– Понятно. Не знаешь про Отю ничего, выходит… – тихо и горестно прошептала Таня и отвернулась к окну, чтоб сморгнуть набежавшую некстати слезу да утереть ее живенько ладошкой. А повернувшись обратно, ткнулась прямиком в направленный на нее любопытно-сочувствующий взгляд Павла Беляева, в его понимающую улыбку.
– А ты все по мальчишке так и переживаешь? Интересно, интересно… Он, значит, там остался, а ты тут по нему горюешь…
– Да. Переживаю. И горюю… – вздохнула протяжно Таня.
– А почему? Почему, Тань? – слишком уж заинтересованно переспросил Павел, наклонив к ней совсем близко лицо.
Таня взглянула ему в глаза, удивилась тихо – застыло в них что-то непонятное, страдальческое и болезненное, ему, Павлу Беляеву, совсем уж не подходящее. Потому что не бывает у мужиков из телевизора таких вот глаз. У них у всех глаз веселый, радостный, и жизнью своей, и всем на свете довольный. Не простым было любопытство Павла Беляева, ой не простым. И впрямь страдальческим да болезненным оно было, Таня это сразу почувствовала. Она всегда умела чужую боль через себя пропускать. И чужое страдание тоже.
– Павел, у тебя что-то случилось, да? – спросила осторожно.
– Да почему сразу случилось… – досадно отвел он от нее взгляд. – Просто спрашиваю… Странно мне просто! Ты-то чего по Матвею изводишься? Он же чужой тебе! Да и вообще… Живет там себе среди нянек, солнышку радуется… А ты здесь извелась вся, словно в Сибирь его увезла и среди снегов одного бросила!
– Ну да… Вот и бабушка Пелагея так же говорит… – задумчиво протянула Таня.
– Слушай, подруга, а ведь мне тебя Бог послал! – без всякого перехода вдруг заговорил Павел и даже подпрыгнул слегка на сиденье, разворачиваясь к ней всем корпусом. – Может, выручишь, а? Посидишь с моим пацаном недельку? Понимаешь, мне его девать совсем некуда, с понедельника весенние каникулы начинаются… А мне лететь в Берлин на семинар надо – ну хоть порви меня на части! А я тебе заплачу хорошо…
– Ой, да ради бога, Павел! Посижу, конечно!
– Правда?!
– Ну конечно… Что в этом такого-то?
– Ну, ты молодец, Танюха! Так меня выручишь… Да я даже и на самолет успею! Погоди-ка, я сейчас…

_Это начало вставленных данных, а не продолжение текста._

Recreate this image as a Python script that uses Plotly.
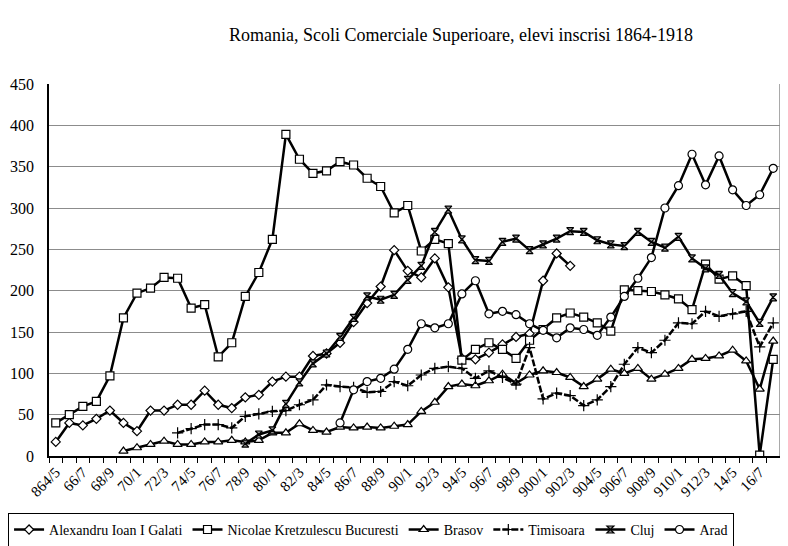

Одной рукой держа руль и коротко взглядывая на дорогу, освободившуюся наконец от занудной пробки, он выудил из кармана куртки мобильник, торопливо набрал номер и закричал в трубку:
– Сашка, не сдавай мой билет, я с тобой лечу! Не успел еще? Ну, слава богу… Да, да, пристроил… Да тут, к знакомой одной… Жди меня в аэропорту, я успею! Ну все, пока… – и тут же, быстро произведя следующую торопливую манипуляцию с телефонными кнопочками и слегка понизив голос, снова заговорил в трубку: – Гришук, давай собирайся быстренько. Кинь там в рюкзачок штаны, рубашку, щетку зубную… Ну, сам сообрази. В гости поедешь к одной моей знакомой тетеньке. Да на неделю всего! Что?! С ума сошел, что ли? В какой детдом, ты что? – сердито заорал вдруг Павел в трубку так, что Таня вздрогнула и шарахнулась от него подальше. – Чтоб я от тебя больше ничего подобного не слышал! – продолжил тем временем бушевать Павел. – Понял, засранец? Ну вот и хорошо, что понял… Мне просто уехать надо на неделю, а ты сам не справишься… Ну ладно, ладно… Выходи к подъезду, я увижу… И мою сумку дорожную захвати, она в прихожей стоит. Все, Гришук, некогда мне!